In this the interests of the US with its Gulf allies are symbiotic.
The Gulf
States apart from Bahrain, are overwhelmingly Sunni – about 80% of
their population. But, compared to Iran, Iraq, Syria,, these Gulf
States have tiny populations. They are at risk if ever a war began
between them, and Iran and Iraq. The recent conflict in Bahrain,
where the Sunni regime attacks, Shia protesters, and the outbreak of
fighting in Shia dominated areas of Saudi Arabia itself, as the
regime opens fire on protesters, are an indication of how such a
conflict could begin. Any, attempt by the US to simply open
hostilities against Iran would be likely to provoke a conflagration
of Shia revolts across the Gulf, and to re-open conflict by Shia
forces such as Hezbollah. The US needs to isolate Iran, and to
cripple it, hoping to promote revolt from inside. That, of course,
what it hoped would have happened in Iraq, a coup from forces within
the regime itself.
In order to
isolate Iran, the US has sought to weaken those forces and regimes
connected with it. A price of that is to place a heavier reliance on
the forces of the Gulf Monarchies.
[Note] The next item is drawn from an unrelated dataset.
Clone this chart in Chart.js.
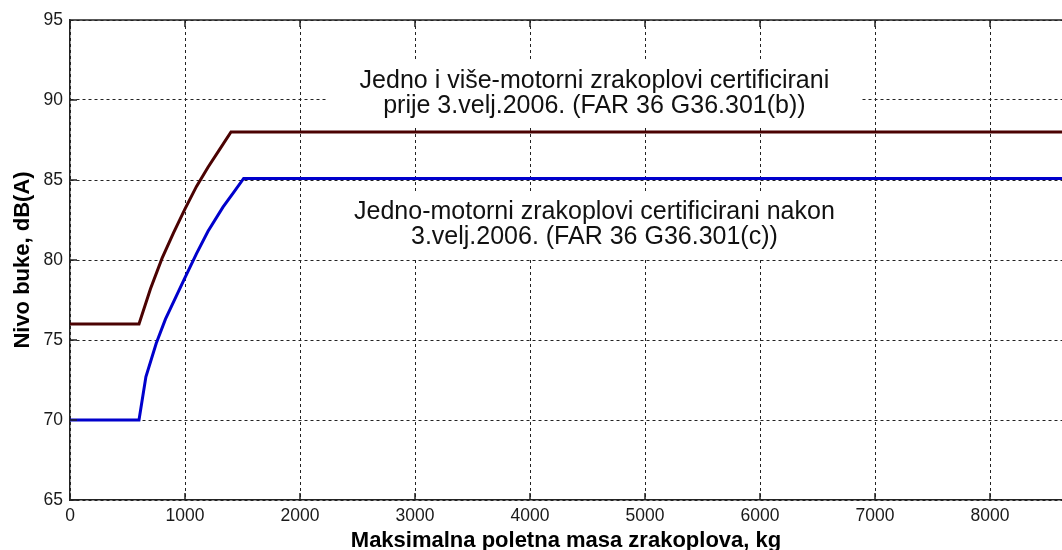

In some ways, what we have is a
situation rather like the way wars were fought in Europe during the
Middle Ages, where the Catholic Church sat in Rome, and enlisted
mercenary armies to go and fight its battles. The US plays a similar
role to the Catholic Church, making alliances first with this, then
with the other Prince. Given the importance of Gulf Oil to the US,
given the importance of Gulf Arab Money in bankrolling US debt, and
their investments in major US companies, given their strategic role
in opposing Iran, it is no wonder that the US has shifted its
emphasis away from Israel, which costs its billions of dollars a year
to support, and whose actions in refusing to come to a settlement
with the Palestinians continues to create political problems for the
US, with its other allies within the region.
The
influence of Russia in North Africa has long since gone, except for
Syria. It is this crescent running up from Iran, through Iraq, and
Syria that now poses the strategic problem for the US to solve. It
appears to be solving it, by throwing its eggs all into the basket of
the Sunni Gulf Monarchies, and their ability to mobilise
clerical-fascist militias, such as Al Qaeda, to go and fight wherever
they are required with money and weapons provided by the Gulf States,
alongside their own Special Forces, and more advanced weapons and
logistics provided by the US via the CIA.
Just as they
did in Afghanistan where they used the clerical-fascist Mujaheddin
fighters like Bin Laden to oppose the USSR, or as they did in Kosovo,
where they used the clerical-fascist, and Mafia type gangs of the KLA
to whip up ethnic violence, so that seems to be the chosen route of
the US in North Africa. The gamble appears to be that these
clerical-fascist forces, be they the Muslim Brotherhood in Egypt, or
even the Salafis, or even as in Libya and Syria, the Al Qaeda linked
groups, can be used to overthrow the existing regimes, and can then
be reigned back, and controlled by their paymasters in the Gulf.
Well good luck with that idea, given the experience of Afghanistan!
Yet, the US,
seems prepared to risk that strategy in order to break apart Syria,
and thereby using its remaining bases in Iraq, to isolate Iran,
before finding some pretext to begin yet another bombing war. There
are already plenty at hand, including the potential nuclear capacity.
In that process, Israel has effectively been sidelined. In fact,
its likely that Israel was told NOT to bomb Iran, precisely because
it would have provided a pretext for Sunnis and Shia to unite against
it. But, there is good reason then for Israel to be worried. If the
US has thrown its lot in with the Gulf Monarchies, then a price to be
paid may well be that Israel is left to its own devices. Al Qaeda
began not as an opposition to the US, but to those very Monarchical
regimes, which it argued were corrupt. In order to preserve
themselves, those Monarchies will need to continually find the
mercenaries another target. The most obvious target is Israel
itself. All in all Israel may have felt its position more secure with Mubarak, Assad and Gaddafi as neighbours.